**Request**
Starting with the first line below, extract each line through the one that contains "const xTicks = [1980, 1985, 1990, 1995, 2000, 2005, 2010, 2015];", inclusive, excluding pictures.
[start Data for processing]
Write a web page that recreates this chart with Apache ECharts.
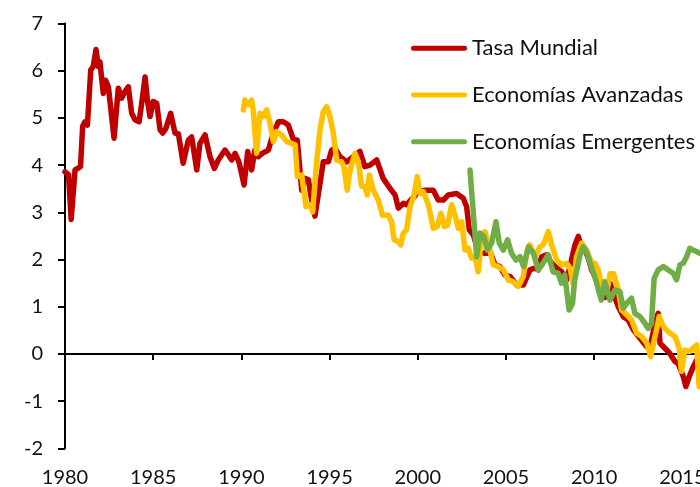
<!DOCTYPE html>
<html>
<head>
<meta charset="utf-8">
<script src="https://cdn.jsdelivr.net/npm/echarts@6/dist/echarts.min.js"></script>
<style>
  html, body { margin: 0; padding: 0; background: #fff; }
  #chart { width: 700px; height: 487px; }
</style>
</head>
<body>
<div id="chart"></div>
<script>
// nombres de las series
const seriesNames = ["Tasa Mundial", "Economías Avanzadas", "Economías Emergentes"];
const xTicks = [1980, 1985, 1990, 1995, 2000, 2005, 2010, 2015];

// Tasa Mundial
const mundialYears = [1980.0, 1980.2, 1980.35, 1980.45, 1980.57, 1980.76, 1980.88, 1981.0, 1981.13, 1981.27,
  1981.46, 1981.6, 1981.76, 1981.89, 1981.98, 1982.17, 1982.3, 1982.46, 1982.78, 1983.02,
  1983.21, 1983.4, 1983.59, 1983.78, 1983.97, 1984.2, 1984.35, 1984.54, 1984.67, 1984.82,
  1985.0, 1985.2, 1985.39, 1985.54, 1985.72, 1985.99, 1986.24, 1986.43, 1986.7, 1986.99,
  1987.18, 1987.47, 1987.65, 1987.94, 1988.22, 1988.47, 1988.69, 1989.07, 1989.26, 1989.45,
  1989.64, 1989.86, 1990.15, 1990.36, 1990.58, 1990.77, 1990.96, 1991.18, 1991.53, 1991.81,
  1992.1, 1992.38, 1992.66, 1992.94, 1993.17, 1993.42, 1993.6, 1993.8, 1993.98, 1994.17,
  1994.46, 1994.64, 1994.93, 1995.12, 1995.3, 1995.59, 1995.97, 1996.34, 1996.72, 1997.0,
  1997.29, 1997.67, 1998.04, 1998.42, 1998.71, 1998.9, 1999.18, 1999.37, 1999.6, 1999.8,
  2000.03, 2000.41, 2000.88, 2001.16, 2001.45, 2001.73, 2002.2, 2002.58, 2002.77, 2002.92,
  2003.15, 2003.43, 2003.81, 2004.09, 2004.38, 2004.66, 2004.94, 2005.23, 2005.6, 2005.98,
  2006.36, 2006.64, 2006.83, 2007.02, 2007.3, 2007.59, 2007.87, 2008.16, 2008.44, 2008.63,
  2008.91, 2009.1, 2009.29, 2009.48, 2009.67, 2009.86, 2010.14, 2010.43, 2010.62, 2010.9,
  2011.08, 2011.37, 2011.65, 2011.93, 2012.22, 2012.6, 2012.98, 2013.16, 2013.45, 2013.63,
  2013.73, 2014.01, 2014.29, 2014.58, 2014.76, 2015.05, 2015.2, 2015.39, 2015.62, 2015.81, 2016.0];
const mundialValues = [3.86, 3.8, 2.85, 2.85, 3.9, 3.94, 3.97, 4.82, 4.92, 4.85,
  6.02, 6.09, 6.45, 6.09, 6.19, 5.52, 5.8, 5.66, 4.57, 5.63,
  5.42, 5.56, 5.66, 5.1, 4.96, 4.92, 5.31, 5.87, 5.38, 5.03,
  5.35, 5.31, 4.75, 4.68, 4.78, 5.1, 4.68, 4.66, 4.04, 4.53,
  4.6, 3.9, 4.46, 4.64, 4.18, 3.93, 4.11, 4.32, 4.22, 4.11,
  4.25, 4.07, 3.58, 4.29, 3.9, 4.32, 4.18, 4.25, 4.32, 4.68,
  4.92, 4.92, 4.85, 4.55, 4.53, 3.47, 3.72, 3.69, 3.26, 2.92,
  3.62, 4.07, 4.07, 4.32, 4.36, 4.18, 4.07, 4.18, 4.29, 3.97,
  4.0, 4.11, 3.72, 3.51, 3.37, 3.09, 3.19, 3.16, 3.26, 3.33,
  3.44, 3.47, 3.47, 3.26, 3.26, 3.37, 3.4, 3.3, 3.12, 2.63,
  2.52, 2.17, 2.13, 2.17, 1.89, 1.85, 1.67, 1.64, 1.46, 1.46,
  1.78, 1.82, 1.78, 2.06, 2.1, 1.92, 1.82, 1.74, 1.57, 1.85,
  2.31, 2.49, 2.27, 2.2, 2.03, 1.78, 1.57, 1.4, 1.2, 1.5,
  1.29, 1.0, 0.79, 0.72, 0.51, 0.33, 0.15, 0.12, 0.65, 0.86,
  0.23, 0.12, 0.01, -0.16, -0.2, -0.48, -0.69, -0.48, -0.27, -0.13, -0.3];

// Economías Avanzadas
const avanzadasYears = [1990.11, 1990.2, 1990.39, 1990.58, 1990.67, 1990.86, 1991.05, 1991.24, 1991.43, 1991.62,
  1991.81, 1992.0, 1992.28, 1992.57, 1992.85, 1993.05, 1993.17, 1993.42, 1993.66, 1993.89,
  1994.04, 1994.26, 1994.46, 1994.64, 1994.84, 1995.02, 1995.21, 1995.4, 1995.68, 1995.81,
  1996.0, 1996.16, 1996.44, 1996.63, 1996.82, 1997.0, 1997.14, 1997.25, 1997.48, 1997.76,
  1998.0, 1998.33, 1998.52, 1998.65, 1998.9, 1999.03, 1999.18, 1999.37, 1999.56, 1999.78,
  1999.97, 2000.12, 2000.31, 2000.6, 2000.88, 2001.1, 2001.31, 2001.5, 2001.69, 2001.92,
  2002.11, 2002.3, 2002.49, 2002.68, 2002.86, 2003.05, 2003.24, 2003.43, 2003.62, 2003.81,
  2004.09, 2004.28, 2004.56, 2004.85, 2005.13, 2005.41, 2005.7, 2005.98, 2006.2, 2006.35,
  2006.64, 2006.92, 2007.11, 2007.4, 2007.59, 2007.87, 2008.16, 2008.44, 2008.63, 2008.82,
  2009.0, 2009.29, 2009.57, 2009.86, 2010.05, 2010.23, 2010.43, 2010.71, 2010.9, 2011.1,
  2011.37, 2011.56, 2011.84, 2012.12, 2012.41, 2012.69, 2012.98, 2013.2, 2013.45, 2013.69,
  2013.92, 2014.1, 2014.29, 2014.58, 2014.82, 2014.95, 2015.14, 2015.42, 2015.61, 2015.81, 2015.95];
const avanzadasValues = [5.17, 5.38, 5.28, 5.38, 5.17, 4.25, 5.1, 5.03, 5.17, 4.89,
  4.5, 4.71, 4.64, 4.5, 4.46, 4.43, 3.76, 3.79, 3.12, 3.16,
  3.01, 4.04, 4.75, 5.13, 5.24, 5.03, 4.68, 4.11, 4.07, 3.97,
  3.47, 3.9, 4.25, 4.07, 3.55, 3.55, 3.37, 3.79, 3.47, 3.26,
  2.94, 2.94, 2.8, 2.42, 2.38, 2.31, 2.56, 2.63, 3.12, 3.35,
  3.76, 3.4, 3.44, 3.16, 2.66, 2.7, 2.98, 2.7, 2.73, 3.16,
  2.94, 2.66, 2.8, 2.2, 2.24, 2.03, 2.06, 1.74, 2.52, 2.59,
  2.2, 1.89, 1.85, 1.78, 1.57, 1.53, 1.43, 1.64, 2.2, 2.31,
  2.06, 2.27, 2.31, 2.59, 2.31, 1.99, 1.89, 1.92, 1.82, 1.46,
  2.06, 2.35, 2.2, 1.92, 1.92, 1.78, 1.43, 1.3, 1.7, 1.7,
  1.36, 0.93, 0.83, 0.72, 0.44, 0.37, 0.23, -0.06, 0.37, 0.79,
  0.58, 0.51, 0.44, 0.37, 0.12, -0.37, 0.08, 0.05, 0.12, 0.19, -0.69];

// Economías Emergentes
const emergentesYears = [2002.96, 2003.34, 2003.53, 2003.75, 2003.94, 2004.19, 2004.43, 2004.62, 2004.85, 2005.09,
  2005.32, 2005.57, 2005.8, 2006.0, 2006.28, 2006.56, 2006.83, 2007.1, 2007.4, 2007.67,
  2007.95, 2008.14, 2008.33, 2008.58, 2008.77, 2008.9, 2009.18, 2009.37, 2009.56, 2009.84,
  2010.12, 2010.4, 2010.6, 2010.9, 2011.18, 2011.46, 2011.65, 2011.93, 2012.12, 2012.31,
  2012.6, 2012.88, 2013.06, 2013.25, 2013.4, 2013.63, 2013.92, 2014.2, 2014.48, 2014.67,
  2014.86, 2015.05, 2015.24, 2015.42, 2015.61, 2015.8, 2016.0];
const emergentesValues = [3.9, 2.06, 2.56, 2.49, 2.2, 2.35, 2.8, 2.35, 2.2, 2.42,
  2.13, 1.99, 2.06, 1.85, 2.27, 2.13, 1.78, 1.92, 2.1, 1.74,
  1.71, 1.5, 1.67, 0.93, 1.07, 1.57, 2.06, 2.27, 2.17, 1.85,
  1.53, 1.14, 1.53, 1.14, 1.36, 1.32, 0.97, 1.11, 1.18, 0.86,
  0.79, 0.65, 0.54, 0.65, 1.6, 1.78, 1.85, 1.78, 1.71, 1.57,
  1.89, 1.92, 2.06, 2.24, 2.2, 2.17, 2.13];

const colors = ["#C00000", "#FFC000", "#70AD47"];
const fontFamily = "Lato, 'Open Sans', sans-serif";
// barra redondeada para la leyenda
const legendIcon = "path://M2.5,0 H53.5 A2.5,2.5 0 0 1 53.5,5 H2.5 A2.5,2.5 0 0 1 2.5,0 Z";

function pairs(xs, ys) {
  return xs.map((x, i) => [x, ys[i]]);
}

const chart = echarts.init(document.getElementById("chart"), null, { renderer: "canvas" });

const lineSeries = (name, data, color) => ({
  name: name,
  type: "line",
  data: data,
  symbol: "none",
  showSymbol: false,
  smooth: false,
  lineStyle: { color: color, width: 5.5, cap: "round", join: "round" },
  itemStyle: { color: color },
  emphasis: { disabled: true },
  animation: false,
});

const option = {
  animation: false,
  backgroundColor: "#fff",
  grid: { left: 65, right: 0, top: 23.6, bottom: 38.7, containLabel: false, outerBoundsMode: "none" },
  legend: {
    orient: "vertical",
    left: 406,
    top: 32.3,
    icon: legendIcon,
    itemWidth: 56,
    itemHeight: 22,
    itemGap: 24.7,
    symbolKeepAspect: true,
    data: seriesNames,
    textStyle: { fontFamily: fontFamily, fontSize: 22, color: "#111" },
  },
  xAxis: [
    {
      // eje en cero, solo linea y marcas
      type: "value",
      min: 1980,
      max: 2016,
      interval: 5,
      axisLine: { show: true, onZero: true, lineStyle: { color: "#000", width: 2 } },
      axisTick: { show: true, length: 6, inside: false, customValues: xTicks, lineStyle: { color: "#000", width: 2 } },
      axisLabel: { show: false },
      splitLine: { show: false },
    },
    {
      // etiquetas abajo
      type: "value",
      position: "bottom",
      min: 1980,
      max: 2016,
      interval: 5,
      axisLine: { show: false, onZero: false },
      axisTick: { show: false },
      splitLine: { show: false },
      axisLabel: {
        show: true,
        customValues: xTicks,
        margin: 19,
        fontFamily: fontFamily,
        fontSize: 20,
        color: "#111",
        hideOverlap: false,
        formatter: (v) => String(v),
      },
    },
  ],
  yAxis: {
    type: "value",
    min: -2,
    max: 7,
    interval: 1,
    axisLine: { show: true, onZero: false, lineStyle: { color: "#000", width: 2 } },
    axisTick: { show: true, length: 7, inside: false, lineStyle: { color: "#000", width: 2 } },
    axisLabel: { margin: 22, fontFamily: fontFamily, fontSize: 20, color: "#111" },
    splitLine: { show: false },
  },
  series: [
    lineSeries(seriesNames[0], pairs(mundialYears, mundialValues), colors[0]),
    lineSeries(seriesNames[1], pairs(avanzadasYears, avanzadasValues), colors[1]),
    lineSeries(seriesNames[2], pairs(emergentesYears, emergentesValues), colors[2]),
  ],
};

chart.setOption(option);
</script>
</body>
</html>
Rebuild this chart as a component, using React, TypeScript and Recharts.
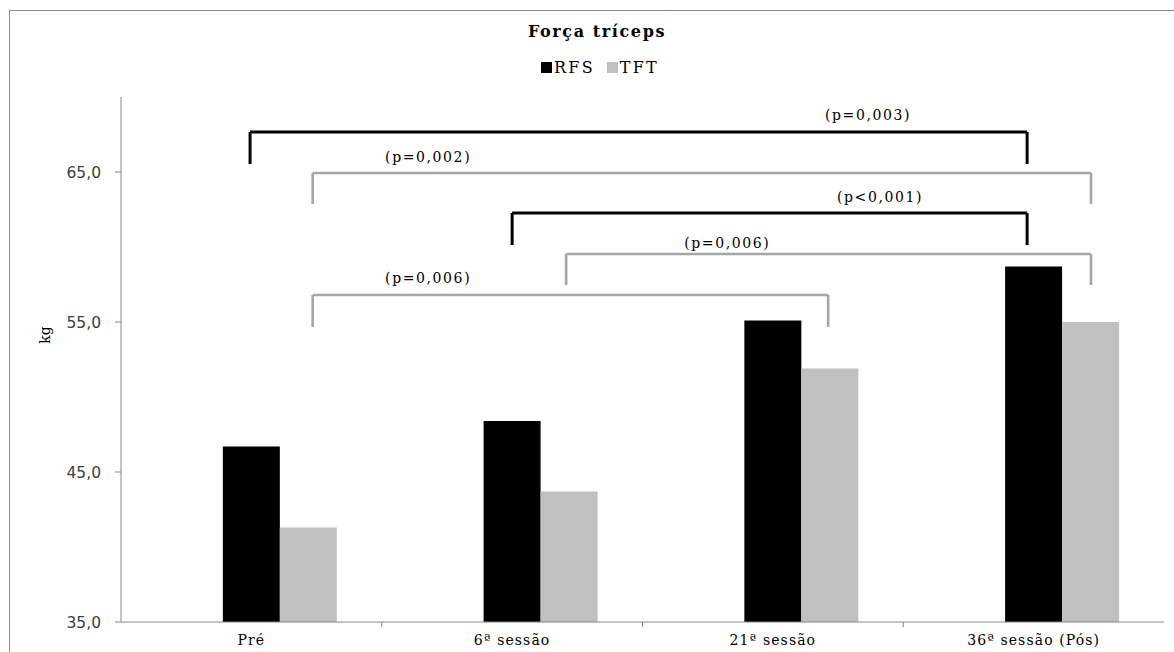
import React from 'react';
import { ComposedChart, Bar, XAxis, YAxis, ReferenceLine, ReferenceDot, Legend } from 'recharts';

const categories = ['Pré', '6ª sessão', '21ª sessão', '36ª sessão (Pós)'];
const rfsValues = [46.7, 48.4, 55.1, 58.7];
const tftValues = [41.3, 43.7, 51.9, 55.0];
const yTicks = [35, 45, 55, 65];
const boundaryTicks = [1, 2, 3];

// comparison brackets (x in category units on a 0..4 scale, y in kg)
const bracketLabels = ['(p=0,003)', '(p=0,002)', '(p<0,001)', '(p=0,006)', '(p=0,006)'];
const bracketSeries = ['RFS', 'TFT', 'RFS', 'TFT', 'TFT'];
const bracketLeft = [0.495, 0.735, 1.5, 1.707, 0.735];
const bracketRight = [3.475, 3.72, 3.475, 3.72, 2.712];
const bracketTop = [67.67, 64.93, 62.27, 59.53, 56.8];
const bracketBottom = [65.53, 62.87, 60.13, 57.47, 54.67];
const labelX = [2.865, 1.178, 2.911, 2.325, 1.178];
const labelY = [68.8, 66.0, 63.33, 60.27, 57.93];

const data = categories.map((name, i) => ({
  name,
  pos: i + 0.5,
  blank: null,
  RFS: rfsValues[i],
  TFT: tftValues[i],
}));

const COLORS: Record<string, string> = { RFS: '#000000', TFT: '#c0c0c0' };
const BRACKET_COLORS: Record<string, string> = { RFS: '#000000', TFT: '#a6a6a6' };
const SERIF = '"DejaVu Serif", "Liberation Serif", serif';

const LegendContent = () => (
  <div style={{ height: 87, width: 1174, position: 'relative', fontFamily: SERIF, color: '#000' }}>
    <div style={{ position: 'absolute', top: 12, left: 20, width: 1154, textAlign: 'center', fontSize: 16, fontWeight: 'bold', letterSpacing: 1.6 }}>
      Força tríceps
    </div>
    <div style={{ position: 'absolute', top: 48, left: 26, width: 1148, display: 'flex', justifyContent: 'center', alignItems: 'center', fontSize: 16, letterSpacing: 2.2 }}>
      {['RFS', 'TFT'].map((k, i) => (
        <div key={k} style={{ display: 'flex', alignItems: 'center', marginLeft: i ? 12 : 0 }}>
          <span style={{ display: 'inline-block', width: 11, height: 11, background: COLORS[k], marginRight: 2 }} />
          <span>{k}</span>
        </div>
      ))}
    </div>
  </div>
);

const XTick = (props: any) => {
  const { x, y, payload } = props;
  return (
    <text x={x} y={y} dy="0.71em" textAnchor="middle" fontFamily={SERIF} fontSize={14} letterSpacing={1.1} fill="#000">
      {payload.value}
    </text>
  );
};

const YTick = (props: any) => {
  const { x, y, payload } = props;
  return (
    <text x={x} y={y} dy="0.355em" textAnchor="end" fontFamily='"DejaVu Sans", sans-serif' fontSize={15.5} fill="#404040">
      {Number(payload.value).toFixed(1).replace('.', ',')}
    </text>
  );
};

export default function App() {
  return (
    <div style={{ position: 'absolute', left: 0, top: 0, width: 1174, height: 652, overflow: 'hidden', background: '#fff' }}>
      <div style={{ position: 'absolute', left: 9, top: 10, width: 1300, height: 800, borderLeft: '1px solid #8c8c8c', borderTop: '1px solid #8c8c8c' }} />
      <div style={{ position: 'absolute', left: 0, top: 0 }}>
        <ComposedChart
          width={1174}
          height={652}
          data={data}
          margin={{ top: 10, right: 10, bottom: 0, left: 0 }}
          barCategoryGap="17.2%"
          barGap={0}
        >
          <Legend
            verticalAlign="top"
            align="left"
            content={<LegendContent />}
            wrapperStyle={{ left: 0, width: 1174, height: 87 }}
          />
          <XAxis
            dataKey="name"
            tickLine={false}
            tickSize={0}
            tickMargin={13}
            height={30}
            axisLine={{ stroke: '#868686', strokeWidth: 1 }}
            tick={<XTick />}
            interval={0}
          />
          <XAxis
            xAxisId="num"
            dataKey="pos"
            type="number"
            scale="linear"
            domain={[0, 4]}
            allowDataOverflow
            hide
          />
          <YAxis
            domain={[35, 70]}
            ticks={yTicks}
            width={121}
            tickSize={6}
            tickMargin={14}
            axisLine={{ stroke: '#868686', strokeWidth: 1 }}
            tickLine={{ stroke: '#868686' }}
            tick={<YTick />}
            allowDataOverflow
            label={{
              content: () => (
                <text x={45} y={335} transform="rotate(-90 45 335)" textAnchor="middle" dominantBaseline="central" fontFamily={SERIF} fontSize={14} fill="#000">
                  kg
                </text>
              ),
            }}
          />
          <Bar dataKey="blank" fill="transparent" legendType="none" isAnimationActive={false} />
          <Bar dataKey="RFS" fill={COLORS.RFS} isAnimationActive={false} />
          <Bar dataKey="TFT" fill={COLORS.TFT} isAnimationActive={false} />
          {boundaryTicks.map((t) => (
            <ReferenceDot
              key={'bt' + t}
              xAxisId="num"
              x={t}
              y={35}
              r={1}
              ifOverflow="visible"
              shape={(p: any) => (
                <line x1={p.cx} x2={p.cx} y1={p.cy} y2={p.cy + 5} stroke="#868686" strokeWidth={1} />
              )}
            />
          ))}
          {bracketLabels.map((lab, i) => {
            const c = BRACKET_COLORS[bracketSeries[i]];
            const sw = bracketSeries[i] === 'RFS' ? 3 : 2.6;
            return [
              <ReferenceLine key={'h' + i} xAxisId="num" segment={[{ x: bracketLeft[i], y: bracketTop[i] }, { x: bracketRight[i], y: bracketTop[i] }]} stroke={c} strokeWidth={sw} ifOverflow="visible" />,
              <ReferenceLine key={'l' + i} xAxisId="num" segment={[{ x: bracketLeft[i], y: bracketTop[i] }, { x: bracketLeft[i], y: bracketBottom[i] }]} stroke={c} strokeWidth={sw} ifOverflow="visible" />,
              <ReferenceLine key={'r' + i} xAxisId="num" segment={[{ x: bracketRight[i], y: bracketTop[i] }, { x: bracketRight[i], y: bracketBottom[i] }]} stroke={c} strokeWidth={sw} ifOverflow="visible" />,
              <ReferenceDot
                key={'t' + i}
                xAxisId="num"
                x={labelX[i]}
                y={labelY[i]}
                r={1}
                ifOverflow="visible"
                shape={(p: any) => (
                  <text x={p.cx} y={p.cy} textAnchor="middle" dominantBaseline="central" fontFamily={SERIF} fontSize={14} letterSpacing={1.6} fill="#000">
                    {lab}
                  </text>
                )}
              />,
            ];
          })}
        </ComposedChart>
      </div>
    </div>
  );
}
[end Data for processing]
**Problem solution**
Write a web page that recreates this chart with Apache ECharts.
<!DOCTYPE html>
<html>
<head>
<meta charset="utf-8">
<script src="https://cdn.jsdelivr.net/npm/echarts@6/dist/echarts.min.js"></script>
<style>
  html, body { margin: 0; padding: 0; background: #fff; }
  #chart { width: 700px; height: 487px; }
</style>
</head>
<body>
<div id="chart"></div>
<script>
// nombres de las series
const seriesNames = ["Tasa Mundial", "Economías Avanzadas", "Economías Emergentes"];
const xTicks = [1980, 1985, 1990, 1995, 2000, 2005, 2010, 2015];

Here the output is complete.